Ich bekam zahlreiche Einblicke in die vietnamesische Kultur, Arbeitswelt und sogar Politik. Ich spielte mit ihrem vierjährigen Sohn und unterhielt mich mit anderen Gästen. Man gewährte mir einen Platz am familiären Mittagstisch und teilte Brot sowie (natürlich!) Tee mit mir.

Ich erkannte schnell, dass die beiden in ihren vorherigen Berufen unzufrieden waren – rastlose Seelen, ständig auf der Suche nach ihrer „wahren Bestimmung“. Bis sie den Sprung in die Selbstständigkeit wagten und sich ihren Traum verwirklichten. Auslöser sei dein Wink des Schicksals gewesen, so Yen: Der Sieg bei den „Vietnamese Tea Masters 2016“ – einem regionalen Tee-Wettbewerb.

Paul Herzog sitzt in einem vietnamesischen Tee-Haus am Boden und genießt die vietnamesische Tee-Kultur.

Das „Hien Minh Tee House“ verstand sich durch und durch als Rückzugsort für Tee-Conaisseure.
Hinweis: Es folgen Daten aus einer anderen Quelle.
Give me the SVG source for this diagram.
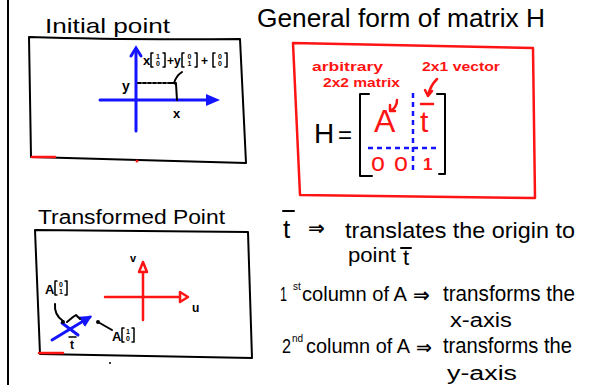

Die Inneneinrichtung versprühte aufgrund der am Boden liegenden Pölster einen überaus gemütlichen Charme. Ruhigen Gewissens konnte man abschalten, die Zeit genießen und sich bei Speis und Trank eine Auszeit vom hektischen Hanoier Alltag nehmen.


Wie geht es weiter?

Ich werde mit Yen und Hom jedenfalls weiter in Kontakt bleiben und auch in Zukunft meinen Tee in Vietnam bestellen – auch wenn dies ob der anfallenden Zoll-Gebühren ein teures Vergnügen ist.

Die Gastfreundschaft und Offenheit der Beiden hat mir gezeigt, welch wunderbarer Geist einer Teezeremonie zugrunde liegen kann – und sie haben vor allem eines geschafft: Sie haben meine Vietnamreise zu einem wahrhaft unvergesslichen Erlebnis gemacht.